All My Old Schools Have Been Rebuilt

I’m a sucker for nostalgia. I’ll get wistful about a sandwich I had two hours ago. Sometimes, when I’m feeling particularly lost, or frustrated, or troubled, I’ll mentally walk the corridors of my past. Revisiting the places that now feel safe and cosy because I’m no longer having to live in them every day. I recall Adrian Plass writing about wanting to go downstairs and play Scrabble in the middle of the night, to do something cosy because he was feeling scared of death. It’s a bit like that with me and those old corridors of life.

But it struck me early this morning, as I was hanging around somewhere in the sea between the islands of waking and sleeping, that I can no longer revisit my old schools. They’ve all changed. Most of them rehashed or rebuilt. One of them was a Well Woman Centre the last time I looked. The place I most enjoyed attending was a grammar school in Cornwall. I spent my first two years of secondary school life there.
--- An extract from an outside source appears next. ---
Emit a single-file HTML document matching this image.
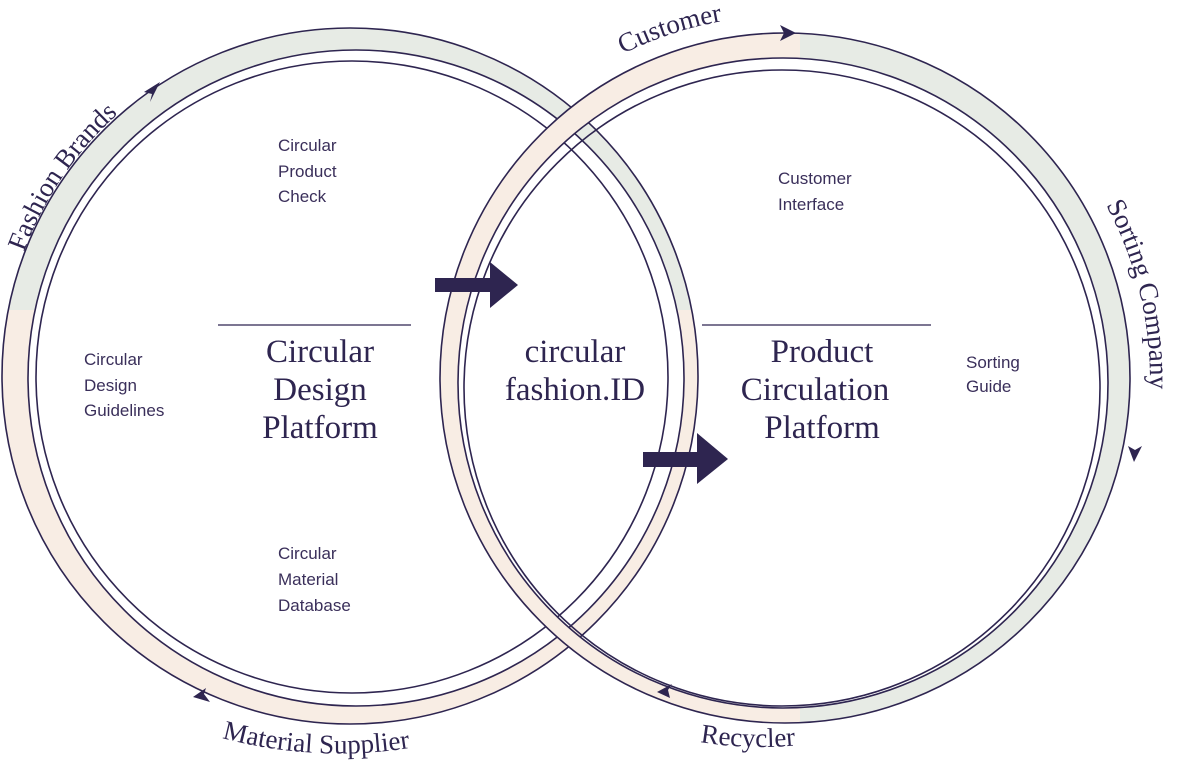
<!DOCTYPE html>
<html><head><meta charset="utf-8"><style>
html,body{margin:0;padding:0;background:#fff;}
svg{display:block;}
.s{font-family:"Liberation Sans",sans-serif;font-size:17px;fill:#3a2f5a;}
.t{font-family:"Liberation Serif",serif;font-size:33px;fill:#2e2550;}
.c{font-family:"Liberation Serif",serif;font-size:27px;fill:#2e2550;}
</style></head><body>
<svg width="1182" height="768" viewBox="0 0 1182 768" xmlns="http://www.w3.org/2000/svg">
<defs>
<clipPath id="lt"><rect x="0" y="0" width="1182" height="310"/></clipPath>
<clipPath id="lb"><rect x="0" y="310" width="1182" height="460"/></clipPath>
<clipPath id="rl"><rect x="0" y="0" width="800" height="768"/></clipPath>
<clipPath id="rr"><rect x="800" y="0" width="400" height="768"/></clipPath>
<path id="pFB" d="M 24 252 A 345 345 0 0 1 176 72"/>
<path id="pMS" d="M 222 738 A 453 453 0 0 0 495 726"/>
<path id="pCu" d="M 623 54 A 362 362 0 0 1 816 17"/>
<path id="pSC" d="M 1106 205 A 365 365 0 0 1 1128 503"/>
<path id="pRe" d="M 700 742 A 371 371 0 0 0 887 725"/>
</defs>
<g stroke="#2e2550" stroke-width="1.6">
<path d="M350 28 a348 348 0 1 0 0.01 0 Z M356 50 a328 328 0 1 1 -0.01 0 Z" fill="#e7ebe5" fill-rule="evenodd" clip-path="url(#lt)" stroke="none"/>
<path d="M350 28 a348 348 0 1 0 0.01 0 Z M356 50 a328 328 0 1 1 -0.01 0 Z" fill="#f8ede4" fill-rule="evenodd" clip-path="url(#lb)" stroke="none"/>
<circle cx="350" cy="376" r="348" fill="none"/>
<circle cx="356" cy="378" r="328" fill="none"/>
<circle cx="352" cy="377" r="316" fill="none"/>
<path d="M785 33 a345 345 0 1 0 0.01 0 Z M783 58 a325 325 0 1 1 -0.01 0 Z" fill="#f8ede4" fill-rule="evenodd" clip-path="url(#rl)" stroke="none"/>
<path d="M785 33 a345 345 0 1 0 0.01 0 Z M783 58 a325 325 0 1 1 -0.01 0 Z" fill="#e7ebe5" fill-rule="evenodd" clip-path="url(#rr)" stroke="none"/>
<circle cx="785" cy="378" r="345" fill="none"/>
<circle cx="783" cy="383" r="325" fill="none"/>
<circle cx="782" cy="388" r="318" fill="none"/>
</g>
<g fill="#2e2550">
<polygon points="160,82 144,92 152,94 150,102"/>
<polygon points="796,33 780,25 784,33 780,41"/>
<polygon points="1134,462 1128,446 1135,450 1142,446"/>
<polygon points="657,692 672,684 668,690 670,698"/>
<polygon points="193,697 206,688 204,694 210,702"/>
</g>
<g fill="#2e2550">
<polygon points="435,278 490,278 490,262 518,285 490,308 490,292 435,292"/>
<polygon points="643,452 697,452 697,433 728,459 697,484 697,467 643,467"/>
</g>
<line x1="218" y1="325" x2="411" y2="325" stroke="#2e2550" stroke-width="1.3"/>
<line x1="702" y1="325" x2="931" y2="325" stroke="#2e2550" stroke-width="1.3"/>
<text class="t" text-anchor="middle"><tspan x="320" y="362">Circular</tspan><tspan x="320" y="400">Design</tspan><tspan x="320" y="438">Platform</tspan></text>
<text class="t" text-anchor="middle"><tspan x="575" y="362">circular</tspan><tspan x="575" y="400">fashion.ID</tspan></text>
<text class="t" text-anchor="middle"><tspan x="822" y="362">Product</tspan><tspan x="815" y="400">Circulation</tspan><tspan x="822" y="438">Platform</tspan></text>
<text class="s"><tspan x="278" y="151">Circular</tspan><tspan x="278" y="177">Product</tspan><tspan x="278" y="202">Check</tspan></text>
<text class="s"><tspan x="84" y="365">Circular</tspan><tspan x="84" y="391">Design</tspan><tspan x="84" y="416">Guidelines</tspan></text>
<text class="s"><tspan x="278" y="559">Circular</tspan><tspan x="278" y="585">Material</tspan><tspan x="278" y="611">Database</tspan></text>
<text class="s"><tspan x="778" y="184">Customer</tspan><tspan x="778" y="210">Interface</tspan></text>
<text class="s"><tspan x="966" y="368">Sorting</tspan><tspan x="966" y="392">Guide</tspan></text>
<text class="c"><textPath href="#pFB">Fashion Brands</textPath></text>
<text class="c"><textPath href="#pMS">Material Supplier</textPath></text>
<text class="c"><textPath href="#pCu">Customer</textPath></text>
<text class="c"><textPath href="#pSC">Sorting Company</textPath></text>
<text class="c"><textPath href="#pRe">Recycler</textPath></text>
</svg>
</body></html>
What they now incomprehensibly (to me anyway) call years 7 and 8. By the time we hit year 9 (my third year) the place had ‘gone comprehensive’ and we all crossed the football field to a school twice the size, with less than half the appeal. (To me anyway.)

The junior school I attended before that and the comprehensive I went to afterwards have both been rebuilt. I can’t go back. I can’t walk those ancient corridors and reminisce. C.S. Lewis, in his book Out of The Silent Planet, made the comment that remembering is the last chapter. I really like that. Because often, at the time, it’s hard to appreciate the good things about an experience. You’re too tired, or anxious, or busy, or distracted. It’s only later, when you’re no longer living the experience, that you can look back and value the things that were good and helpful about it. Someone else once described life as being like driving. The rear view mirror is vitally important, and you need to keep checking it to stay on course, but you’d soon crash if you didn’t stay focussed on the road ahead.

It’s not easy to appreciate the now. I put it down to the law of diminishing returns. The LODR (not to be confused with LOTR – that’s a hefty epic with big wizards and little people) states that your first cup of tea will be perfect, your second less so and by the third you’re wondering why you boiled the kettle. That sort of thing anyway. The more you have of something the less you can appreciate it. I guess life can be like that, so we need to look back on earlier times to value it, because we’ve become very used to some of the precious things that happen. Jesus encouraged us to focus mostly on the now. Tomorrow’s got plenty of troubles of its own, he said, most of them uncontrollable from where we stand today. And if we keep looking back too much it makes it hard to follow him, so he told one would-be disciple.

There is probably something deeply symbolic about the fact that I can no longer revisit my old schools as they once were. It has been said that the only constant in life is change. I guess I will inevitably continue to roam those corridors in my mind, I’m too nostalgic not to, and my memory has been kind to them. They are now warm, safe, cosy places, bereft of bullies, peer pressure, acne and homework. But the present moves on. And as difficult as it sometimes is, I guess must do my best to appreciate the now while I’ve got it – now.